### Given instruction
In the lines below, output everything from the first line through the line containing "const plain = idx.filter(i" exactly as it is. Pictures are not part of the output.

### Data excerpt

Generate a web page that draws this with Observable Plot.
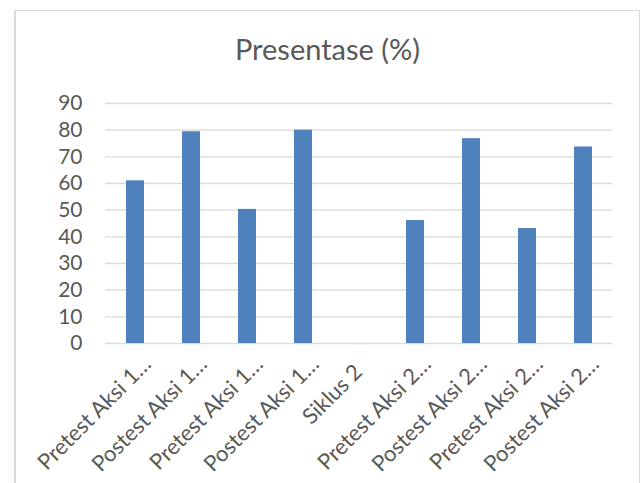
<!DOCTYPE html>
<html><head><meta charset="utf-8">
<script src="https://cdn.jsdelivr.net/npm/d3@7"></script>
<script src="https://cdn.jsdelivr.net/npm/@observablehq/plot@0.6"></script>
<style>
html,body{margin:0;padding:0;background:#fff;overflow:hidden;width:641px;height:483px;}
#frame{position:absolute;left:14px;top:10px;width:623px;height:473px;border-left:2px solid #d9d9d9;border-top:1px solid #d9d9d9;border-right:1px solid #d9d9d9;box-sizing:content-box;}
#chart{position:absolute;left:0;top:0;}
</style></head><body><div id="frame"></div><div id="chart"></div>
<script>
const title = "Presentase (%)";
const labels = ["Pretest Aksi 1…", "Postest Aksi 1…", "Pretest Aksi 1…", "Postest Aksi 1…", "Siklus 2", "Pretest Aksi 2…", "Postest Aksi 2…", "Pretest Aksi 2…", "Postest Aksi 2…"];
const values = [61, 79.4, 50.3, 80, null, 46.1, 76.8, 43.1, 73.7];
const yTicks = [0, 10, 20, 30, 40, 50, 60, 70, 80, 90];

const data = labels.map((label, i) => ({i, label, value: values[i]}));
const idx = d3.range(labels.length);
const truncated = idx.filter(i => labels[i].endsWith("…"));
const plain = idx.filter(i => !labels[i].endsWith("…"));

const tickStyle = {tickSize: 0, tickRotate: -45, tickFormat: i => labels[i], fontSize: 22, fill: "#595959", label: null};

const chart = Plot.plot({
  width: 641, height: 483,
  marginLeft: 105, marginRight: 29, marginTop: 103, marginBottom: 140,
  style: {fontFamily: "Lato", color: "#595959", background: "transparent", overflow: "visible"},
  x: {domain: idx, paddingInner: 0.68, paddingOuter: 0.34, axis: null, label: null},
  y: {domain: [0, 90], axis: null, label: null},
  marks: [
    Plot.gridY(yTicks, {stroke: "#d9d9d9", strokeOpacity: 1, strokeWidth: 1.3}),
    Plot.barY(data.filter(d => d.value != null), {x: "i", y: "value", fill: "#4f81bd"}),
    Plot.axisY(yTicks, {tickSize: 0, tickPadding: 23, fontSize: 21, fill: "#595959", label: null}),
    Plot.axisX(truncated, {...tickStyle, tickPadding: 17, dx: 12}),
    Plot.axisX(plain, {...tickStyle, tickPadding: 25, dx: -1}),
    Plot.text([title], {frameAnchor: "top", dx: -31.5, dy: -44, lineAnchor: "bottom", fontSize: 29, fill: "#595959"})
  ]
});
document.getElementById("chart").appendChild(chart);
</script>
</body></html>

### Worked answer
Generate a web page that draws this with Observable Plot.
<!DOCTYPE html>
<html><head><meta charset="utf-8">
<script src="https://cdn.jsdelivr.net/npm/d3@7"></script>
<script src="https://cdn.jsdelivr.net/npm/@observablehq/plot@0.6"></script>
<style>
html,body{margin:0;padding:0;background:#fff;overflow:hidden;width:641px;height:483px;}
#frame{position:absolute;left:14px;top:10px;width:623px;height:473px;border-left:2px solid #d9d9d9;border-top:1px solid #d9d9d9;border-right:1px solid #d9d9d9;box-sizing:content-box;}
#chart{position:absolute;left:0;top:0;}
</style></head><body><div id="frame"></div><div id="chart"></div>
<script>
const title = "Presentase (%)";
const labels = ["Pretest Aksi 1…", "Postest Aksi 1…", "Pretest Aksi 1…", "Postest Aksi 1…", "Siklus 2", "Pretest Aksi 2…", "Postest Aksi 2…", "Pretest Aksi 2…", "Postest Aksi 2…"];
const values = [61, 79.4, 50.3, 80, null, 46.1, 76.8, 43.1, 73.7];
const yTicks = [0, 10, 20, 30, 40, 50, 60, 70, 80, 90];

const data = labels.map((label, i) => ({i, label, value: values[i]}));
const idx = d3.range(labels.length);
const truncated = idx.filter(i => labels[i].endsWith("…"));
const plain = idx.filter(i => !labels[i].endsWith("…"));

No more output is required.